TASK PROMPT
Gather every line holding the string "this".

SUPPLIED INFORMATION
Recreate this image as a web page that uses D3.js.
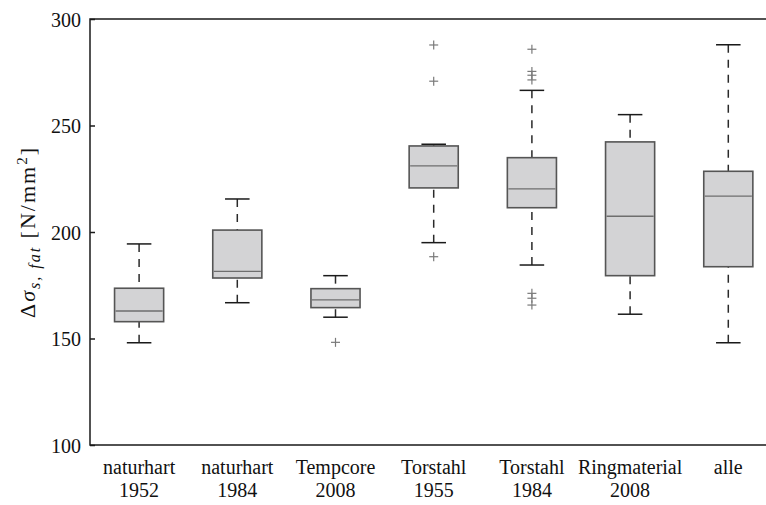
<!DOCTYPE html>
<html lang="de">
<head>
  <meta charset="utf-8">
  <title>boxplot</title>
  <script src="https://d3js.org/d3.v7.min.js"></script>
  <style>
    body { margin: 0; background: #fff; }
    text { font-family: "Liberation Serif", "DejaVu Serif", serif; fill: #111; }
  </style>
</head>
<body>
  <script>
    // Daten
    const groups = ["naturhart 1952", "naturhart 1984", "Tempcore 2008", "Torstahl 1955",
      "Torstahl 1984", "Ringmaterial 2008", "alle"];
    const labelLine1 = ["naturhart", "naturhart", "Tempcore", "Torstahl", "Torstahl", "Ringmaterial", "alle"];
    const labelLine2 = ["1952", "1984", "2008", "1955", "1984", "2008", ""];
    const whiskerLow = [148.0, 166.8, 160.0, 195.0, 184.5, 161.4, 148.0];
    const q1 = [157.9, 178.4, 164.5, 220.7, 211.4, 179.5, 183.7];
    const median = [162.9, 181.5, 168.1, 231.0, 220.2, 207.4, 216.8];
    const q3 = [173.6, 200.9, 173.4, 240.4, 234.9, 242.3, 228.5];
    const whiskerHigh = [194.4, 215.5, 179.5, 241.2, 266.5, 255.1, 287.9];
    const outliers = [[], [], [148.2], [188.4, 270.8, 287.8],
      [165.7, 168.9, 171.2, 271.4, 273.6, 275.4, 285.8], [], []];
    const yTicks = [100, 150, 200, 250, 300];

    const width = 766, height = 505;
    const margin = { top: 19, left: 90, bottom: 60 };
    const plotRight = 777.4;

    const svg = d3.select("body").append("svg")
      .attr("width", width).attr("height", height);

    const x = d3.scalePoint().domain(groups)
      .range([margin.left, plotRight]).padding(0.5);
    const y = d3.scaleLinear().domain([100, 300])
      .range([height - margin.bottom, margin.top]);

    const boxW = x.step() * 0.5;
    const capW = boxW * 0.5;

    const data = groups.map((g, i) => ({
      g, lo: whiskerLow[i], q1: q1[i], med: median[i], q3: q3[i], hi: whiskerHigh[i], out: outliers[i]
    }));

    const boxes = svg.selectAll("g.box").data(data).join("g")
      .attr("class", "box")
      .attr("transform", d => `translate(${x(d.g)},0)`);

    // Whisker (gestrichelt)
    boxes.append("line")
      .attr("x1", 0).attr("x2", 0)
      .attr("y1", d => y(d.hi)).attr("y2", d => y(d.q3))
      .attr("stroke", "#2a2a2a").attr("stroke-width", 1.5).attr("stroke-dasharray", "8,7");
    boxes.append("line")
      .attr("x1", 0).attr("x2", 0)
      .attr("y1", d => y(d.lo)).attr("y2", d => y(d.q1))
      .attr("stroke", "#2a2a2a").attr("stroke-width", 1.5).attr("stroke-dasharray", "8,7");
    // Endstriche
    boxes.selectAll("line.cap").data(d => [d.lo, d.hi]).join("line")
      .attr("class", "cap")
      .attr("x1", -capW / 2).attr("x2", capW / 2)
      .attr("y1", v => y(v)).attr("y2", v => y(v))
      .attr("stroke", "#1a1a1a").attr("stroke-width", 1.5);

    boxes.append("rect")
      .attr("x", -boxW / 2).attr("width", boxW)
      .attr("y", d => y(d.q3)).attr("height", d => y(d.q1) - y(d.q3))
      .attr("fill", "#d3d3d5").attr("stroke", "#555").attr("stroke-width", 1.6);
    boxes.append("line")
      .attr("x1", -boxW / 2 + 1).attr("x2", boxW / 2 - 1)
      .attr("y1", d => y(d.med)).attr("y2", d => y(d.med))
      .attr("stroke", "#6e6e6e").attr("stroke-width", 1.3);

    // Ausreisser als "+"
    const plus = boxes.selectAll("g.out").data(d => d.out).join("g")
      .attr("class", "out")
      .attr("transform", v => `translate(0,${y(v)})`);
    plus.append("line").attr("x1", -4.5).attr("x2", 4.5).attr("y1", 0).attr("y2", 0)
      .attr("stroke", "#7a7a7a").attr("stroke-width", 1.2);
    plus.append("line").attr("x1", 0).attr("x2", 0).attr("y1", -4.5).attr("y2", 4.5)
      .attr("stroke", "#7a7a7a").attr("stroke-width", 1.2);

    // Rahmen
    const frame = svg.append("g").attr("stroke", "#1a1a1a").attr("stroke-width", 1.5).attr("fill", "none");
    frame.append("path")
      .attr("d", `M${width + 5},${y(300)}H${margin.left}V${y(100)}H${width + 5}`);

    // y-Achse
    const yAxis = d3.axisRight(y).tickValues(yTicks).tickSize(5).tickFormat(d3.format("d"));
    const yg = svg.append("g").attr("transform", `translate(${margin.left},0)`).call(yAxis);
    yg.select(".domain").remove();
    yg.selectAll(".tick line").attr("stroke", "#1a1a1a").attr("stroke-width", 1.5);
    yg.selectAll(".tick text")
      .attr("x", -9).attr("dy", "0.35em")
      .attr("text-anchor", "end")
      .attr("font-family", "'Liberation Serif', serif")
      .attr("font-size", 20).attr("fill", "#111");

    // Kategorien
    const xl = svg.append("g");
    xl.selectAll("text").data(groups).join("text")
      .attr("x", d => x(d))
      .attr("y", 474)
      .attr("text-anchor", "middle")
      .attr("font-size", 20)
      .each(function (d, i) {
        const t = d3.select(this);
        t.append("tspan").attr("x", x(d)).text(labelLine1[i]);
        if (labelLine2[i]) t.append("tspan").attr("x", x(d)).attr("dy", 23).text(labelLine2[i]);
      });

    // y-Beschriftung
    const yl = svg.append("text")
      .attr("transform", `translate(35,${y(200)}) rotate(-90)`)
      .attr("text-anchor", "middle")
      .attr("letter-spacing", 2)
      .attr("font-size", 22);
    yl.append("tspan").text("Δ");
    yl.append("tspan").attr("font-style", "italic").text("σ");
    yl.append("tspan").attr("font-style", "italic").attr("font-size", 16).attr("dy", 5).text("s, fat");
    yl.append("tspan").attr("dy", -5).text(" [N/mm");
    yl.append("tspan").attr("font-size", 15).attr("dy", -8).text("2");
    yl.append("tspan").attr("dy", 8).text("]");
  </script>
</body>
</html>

WORKED SOLUTION
Recreate this image as a web page that uses D3.js.
        const t = d3.select(this);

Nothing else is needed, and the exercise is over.